**Directions**
Set down, exactly as written, the lines from the top of the data to the line that holds "import matplotlib.patches as patches", and omit the pictures.

**Input for this task**
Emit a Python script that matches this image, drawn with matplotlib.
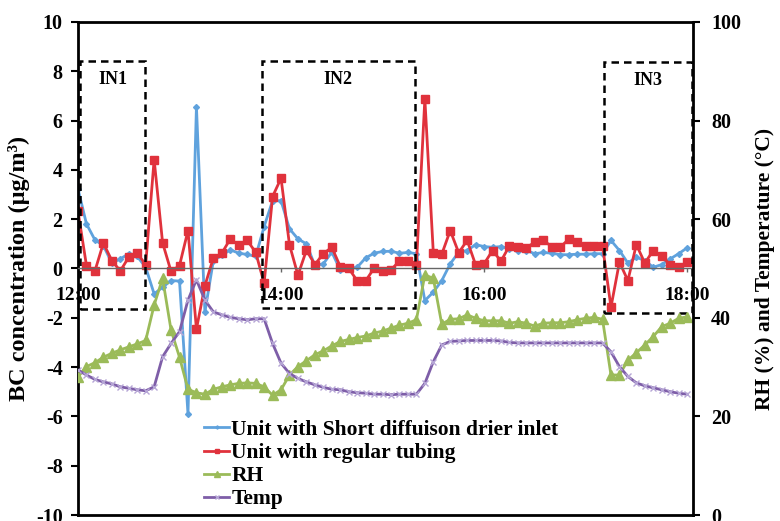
import numpy as np
import matplotlib
matplotlib.use("Agg")
import matplotlib.pyplot as plt
import matplotlib.patches as patches

# sampling every 5 minutes from 12:00 to 18:00
minutes = np.arange(0, 361, 5)
tick_minutes = [0, 120, 240, 360]
tick_labels = ["12:00", "14:00", "16:00", "18:00"]

bc_drier = [3.23, 1.81, 1.16, 0.93, 0.22, 0.39, 0.60, 0.49, 0.05, -1.03,
            -0.76, -0.49, -0.51, -5.9, 6.57, -1.77, 0.32, 0.53, 0.76, 0.62,
            0.57, 0.49, 1.70, 2.75, 2.75, 1.61, 1.20, 1.00, 0.12, 0.19,
            0.66, -0.05, -0.01, 0.05, 0.43, 0.62, 0.69, 0.70, 0.62, 0.65,
            0.60, -1.30, -0.96, -0.49, 0.19, 0.66, 0.73, 0.97, 0.89, 0.86,
            0.89, 0.80, 0.73, 0.73, 0.60, 0.65, 0.62, 0.56, 0.56, 0.58,
            0.58, 0.60, 0.60, 1.14, 0.73, 0.22, 0.46, 0.32, 0.05, 0.16,
            0.39, 0.60, 0.84]
bc_tubing = [2.32, 0.12, -0.10, 1.03, 0.32, -0.10, 0.46, 0.62, 0.16, 4.42,
             1.04, -0.12, 0.12, 1.54, -2.46, -0.70, 0.43, 0.62, 1.20, 0.95,
             1.14, 0.66, -0.60, 2.92, 3.66, 0.96, -0.27, 0.74, 0.16, 0.60,
             0.86, 0.08, 0.01, -0.50, -0.50, 0.01, -0.11, -0.05, 0.30, 0.32,
             0.14, 6.88, 0.64, 0.58, 1.54, 0.64, 1.14, 0.15, 0.19, 0.73,
             0.30, 0.92, 0.89, 0.84, 1.07, 1.14, 0.89, 0.86, 1.19, 1.07,
             0.90, 0.92, 0.93, -1.57, 0.26, -0.49, 0.97, 0.22, 0.73, 0.49,
             0.16, 0.05, 0.26]
rh = [28.0, 30.1, 30.9, 32.0, 32.8, 33.5, 34.1, 34.7, 35.4, 42.6,
      48.0, 37.5, 32.0, 25.5, 24.8, 24.5, 25.5, 26.0, 26.4, 26.7,
      26.8, 26.7, 26.0, 24.3, 25.4, 28.4, 30.1, 31.3, 32.5, 33.3,
      34.3, 35.2, 35.6, 36.0, 36.3, 36.9, 37.3, 37.9, 38.5, 38.9,
      39.6, 48.7, 48.0, 38.7, 39.7, 39.8, 40.6, 39.9, 39.4, 39.4,
      39.4, 38.9, 39.2, 38.9, 38.3, 38.9, 39.0, 39.0, 39.2, 39.6,
      39.9, 40.1, 39.7, 28.4, 28.4, 31.4, 32.9, 34.5, 36.2, 38.2,
      38.9, 39.9, 40.2]
temp = [29.4, 28.4, 27.5, 27.0, 26.6, 26.0, 25.7, 25.4, 25.2, 26.0,
        32.1, 34.8, 37.2, 43.6, 47.7, 43.6, 41.2, 40.6, 40.1, 39.8,
        39.6, 39.8, 39.8, 34.8, 30.8, 28.7, 27.7, 27.0, 26.4, 25.9,
        25.5, 25.4, 25.0, 24.8, 24.7, 24.5, 24.5, 24.4, 24.5, 24.5,
        24.5, 26.7, 31.1, 34.5, 35.2, 35.3, 35.4, 35.4, 35.4, 35.4,
        35.3, 35.0, 34.9, 34.9, 34.9, 34.9, 34.9, 34.9, 34.9, 34.9,
        34.9, 34.9, 34.9, 33.1, 30.1, 28.1, 26.8, 26.2, 25.8, 25.4,
        25.0, 24.7, 24.5]

# inlet comparison windows: (label, start min, end min, bottom, top)
windows = [("IN1", 1.2, 39.6, -1.65, 8.4),
           ("IN2", 108.6, 199.0, -1.6, 8.42),
           ("IN3", 311.0, 362.8, -1.82, 8.38)]

plt.rcParams['font.family'] = ['Liberation Serif', 'DejaVu Serif']
plt.rcParams['font.weight'] = 'bold'
plt.rcParams['axes.unicode_minus'] = False

fig = plt.figure(figsize=(7.8, 5.21), dpi=100)
ax = fig.add_axes([0.1, 0.0115, 0.7885, 0.9463])
ax2 = ax.twinx()

ax.plot(minutes, bc_drier, color='#5fa2dd', lw=2, marker='D', ms=3,
        label='Unit with Short diffuison drier inlet')
ax.plot(minutes, bc_tubing, color='#e0323c', lw=2, marker='s', ms=6,
        label='Unit with regular tubing')
ax2.plot(minutes, rh, color='#9bbb59', lw=2, marker='^', ms=7, label='RH')
ax2.plot(minutes, temp, color='#7e5ea8', lw=2, marker='x', ms=5,
         mec='#b6a6d6', mew=1, label='Temp')

ax.set_xlim(0, 363.5)
ax.set_ylim(-10, 10)
ax2.set_ylim(0, 100)
ax.set_yticks(np.arange(-10, 11, 2))
ax2.set_yticks(np.arange(0, 101, 20))

# time axis runs along the BC = 0 line
ax.spines['bottom'].set_position(('data', 0))
ax.spines['bottom'].set_color('#666666')
ax.spines['bottom'].set_linewidth(1)
ax.set_xticks(tick_minutes)
ax.set_xticklabels(tick_labels)
ax.tick_params(axis='x', direction='out', length=3, width=1, color='#666666',
               pad=10, labelsize=14)
ax.tick_params(axis='y', direction='out', length=5, width=1.5, pad=6,
               labelsize=14.5)
ax2.tick_params(axis='y', direction='out', length=5, width=1.5, pad=8,
                labelsize=14.5)

for s in ['left', 'top']:
    ax.spines[s].set_linewidth(2)
ax.spines['right'].set_visible(False)
for s in ['right', 'bottom']:
    ax2.spines[s].set_linewidth(2)
ax2.spines['left'].set_visible(False)
ax2.spines['top'].set_visible(False)

ax.set_ylabel('BC concentration (μg/m³)', fontsize=17.5, fontweight='bold',
              labelpad=4)
ax2.set_ylabel('RH (%) and Temperature (°C)', fontsize=15.5,
               fontweight='bold', rotation=90, labelpad=10)

for name, x0, x1, y0, y1 in windows:
    ax.add_patch(patches.Rectangle((x0, y0), x1 - x0, y1 - y0, fill=False,
                                   edgecolor='black', lw=1.8,
                                   linestyle=(0, (3, 2)), clip_on=False,
                                   zorder=5))
    ax.text((x0 + x1) / 2, y1 - 0.75, name, ha='center', va='center',
            fontsize=13, fontweight='bold')

h1, l1 = ax.get_legend_handles_labels()
h2, l2 = ax2.get_legend_handles_labels()
ax2.legend(h1 + h2, l1 + l2, loc='upper left', bbox_to_anchor=(0.262, 0.194),
           bbox_transform=fig.transFigure, frameon=False, fontsize=15.5,
           handlelength=1.15, handletextpad=0.1, labelspacing=0.14,
           borderpad=0, borderaxespad=0, numpoints=1, markerscale=0.55)

fig.savefig('out.png', dpi=100)
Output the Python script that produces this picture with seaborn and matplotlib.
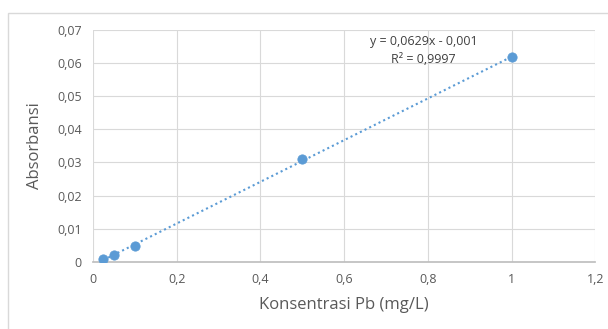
import numpy as np
import pandas as pd
import matplotlib
matplotlib.use("Agg")
import matplotlib.pyplot as plt
import seaborn as sns
from matplotlib.ticker import FuncFormatter, MultipleLocator
from matplotlib.patches import Rectangle

konsentrasi = [0.025, 0.05, 0.1, 0.5, 1.0]
absorbansi = [0.001, 0.002, 0.0047, 0.031, 0.0617]
slope = 0.0629
intercept = -0.001

df = pd.DataFrame({"x": konsentrasi, "y": absorbansi})

sns.set_theme(style="whitegrid")
plt.rcParams['font.family'] = ['Open Sans', 'DejaVu Sans']

fig = plt.figure(figsize=(6.08, 3.29), dpi=100)
ax = fig.add_axes([0.153, 0.204, 0.826, 0.705])

# outer chart frame
fig.patches.append(Rectangle((8 / 608, -0.1), 1.2, 1.1 - 13 / 329, transform=fig.transFigure,
                             fill=False, edgecolor="#d9d9d9", linewidth=1.0))

# trendline
xs = np.array([min(konsentrasi), max(konsentrasi)])
ax.plot(xs, slope * xs + intercept, linestyle=(0, (1, 1.5)), color="#5b9bd5", linewidth=1.5, zorder=2)

sns.scatterplot(data=df, x="x", y="y", ax=ax, color="#5b9bd5", s=45, edgecolor="#5b9bd5", zorder=3)

ax.set_xlim(0, 1.2)
ax.set_ylim(0, 0.07)
ax.xaxis.set_major_locator(MultipleLocator(0.2))
ax.yaxis.set_major_locator(MultipleLocator(0.01))


def comma(v, pos):
    s = f"{v:.2f}".rstrip("0").rstrip(".")
    return s.replace(".", ",")


ax.xaxis.set_major_formatter(FuncFormatter(comma))
ax.yaxis.set_major_formatter(FuncFormatter(comma))

ax.grid(True, color="#d9d9d9", linewidth=0.8)
for side in ["top", "right", "left"]:
    ax.spines[side].set_visible(False)
ax.spines["bottom"].set_color("#bfbfbf")
ax.set_facecolor("white")
ax.tick_params(axis="both", labelsize=9, colors="#595959", length=0, pad=8)

ax.set_xlabel("Konsentrasi Pb (mg/L)", fontsize=12, color="#595959", labelpad=8)
ax.set_ylabel("Absorbansi", fontsize=12, color="#595959", labelpad=10)

ax.text(0.79, 0.0665, "y = 0,0629x - 0,001", ha="center", va="center", fontsize=9, color="#404040")
ax.text(0.79, 0.0610, "R² = 0,9997", ha="center", va="center", fontsize=9, color="#404040")

fig.savefig("out.png", dpi=100)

**Solution for this task**
Emit a Python script that matches this image, drawn with matplotlib.
import numpy as np
import matplotlib
matplotlib.use("Agg")
import matplotlib.pyplot as plt
import matplotlib.patches as patches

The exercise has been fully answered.